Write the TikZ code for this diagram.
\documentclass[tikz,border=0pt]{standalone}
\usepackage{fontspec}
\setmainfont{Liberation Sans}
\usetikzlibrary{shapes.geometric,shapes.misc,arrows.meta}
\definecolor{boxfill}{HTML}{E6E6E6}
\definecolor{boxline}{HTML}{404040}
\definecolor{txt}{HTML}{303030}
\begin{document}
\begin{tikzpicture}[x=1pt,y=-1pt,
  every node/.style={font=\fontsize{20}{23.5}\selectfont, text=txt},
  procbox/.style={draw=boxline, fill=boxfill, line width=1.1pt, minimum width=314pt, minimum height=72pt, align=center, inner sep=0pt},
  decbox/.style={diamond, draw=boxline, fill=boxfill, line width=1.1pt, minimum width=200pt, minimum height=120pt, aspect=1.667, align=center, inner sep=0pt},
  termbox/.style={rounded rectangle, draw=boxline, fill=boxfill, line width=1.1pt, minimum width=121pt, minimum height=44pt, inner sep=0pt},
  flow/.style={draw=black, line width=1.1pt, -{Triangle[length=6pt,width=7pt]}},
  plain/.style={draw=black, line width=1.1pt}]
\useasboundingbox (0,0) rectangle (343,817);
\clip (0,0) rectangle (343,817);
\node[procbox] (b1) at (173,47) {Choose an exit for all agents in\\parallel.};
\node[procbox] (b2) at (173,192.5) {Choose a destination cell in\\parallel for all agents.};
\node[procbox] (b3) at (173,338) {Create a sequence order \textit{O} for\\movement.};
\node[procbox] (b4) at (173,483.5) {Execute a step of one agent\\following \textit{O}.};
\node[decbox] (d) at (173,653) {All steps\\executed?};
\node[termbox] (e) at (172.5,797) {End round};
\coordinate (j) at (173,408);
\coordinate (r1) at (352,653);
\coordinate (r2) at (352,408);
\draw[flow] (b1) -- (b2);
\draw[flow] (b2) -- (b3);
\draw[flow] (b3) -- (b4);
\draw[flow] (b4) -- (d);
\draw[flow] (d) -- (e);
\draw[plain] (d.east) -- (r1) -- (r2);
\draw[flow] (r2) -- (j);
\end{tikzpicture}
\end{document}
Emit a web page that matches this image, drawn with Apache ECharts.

WHAT YOU SHOULD DO: Copy out the material word for word and line for line.

TASK RESULT:
Write the TikZ code for this diagram.
\documentclass[tikz,border=0pt]{standalone}
\usepackage{fontspec}
\setmainfont{Liberation Sans}
\usetikzlibrary{shapes.geometric,shapes.misc,arrows.meta}
\definecolor{boxfill}{HTML}{E6E6E6}
\definecolor{boxline}{HTML}{404040}
\definecolor{txt}{HTML}{303030}
\begin{document}
\begin{tikzpicture}[x=1pt,y=-1pt,
  every node/.style={font=\fontsize{20}{23.5}\selectfont, text=txt},
  procbox/.style={draw=boxline, fill=boxfill, line width=1.1pt, minimum width=314pt, minimum height=72pt, align=center, inner sep=0pt},
  decbox/.style={diamond, draw=boxline, fill=boxfill, line width=1.1pt, minimum width=200pt, minimum height=120pt, aspect=1.667, align=center, inner sep=0pt},
  termbox/.style={rounded rectangle, draw=boxline, fill=boxfill, line width=1.1pt, minimum width=121pt, minimum height=44pt, inner sep=0pt},
  flow/.style={draw=black, line width=1.1pt, -{Triangle[length=6pt,width=7pt]}},
  plain/.style={draw=black, line width=1.1pt}]
\useasboundingbox (0,0) rectangle (343,817);
\clip (0,0) rectangle (343,817);
\node[procbox] (b1) at (173,47) {Choose an exit for all agents in\\parallel.};
\node[procbox] (b2) at (173,192.5) {Choose a destination cell in\\parallel for all agents.};
\node[procbox] (b3) at (173,338) {Create a sequence order \textit{O} for\\movement.};
\node[procbox] (b4) at (173,483.5) {Execute a step of one agent\\following \textit{O}.};
\node[decbox] (d) at (173,653) {All steps\\executed?};
\node[termbox] (e) at (172.5,797) {End round};
\coordinate (j) at (173,408);
\coordinate (r1) at (352,653);
\coordinate (r2) at (352,408);
\draw[flow] (b1) -- (b2);
\draw[flow] (b2) -- (b3);
\draw[flow] (b3) -- (b4);
\draw[flow] (b4) -- (d);
\draw[flow] (d) -- (e);
\draw[plain] (d.east) -- (r1) -- (r2);
\draw[flow] (r2) -- (j);
\end{tikzpicture}
\end{document}
Emit a web page that matches this image, drawn with Apache ECharts.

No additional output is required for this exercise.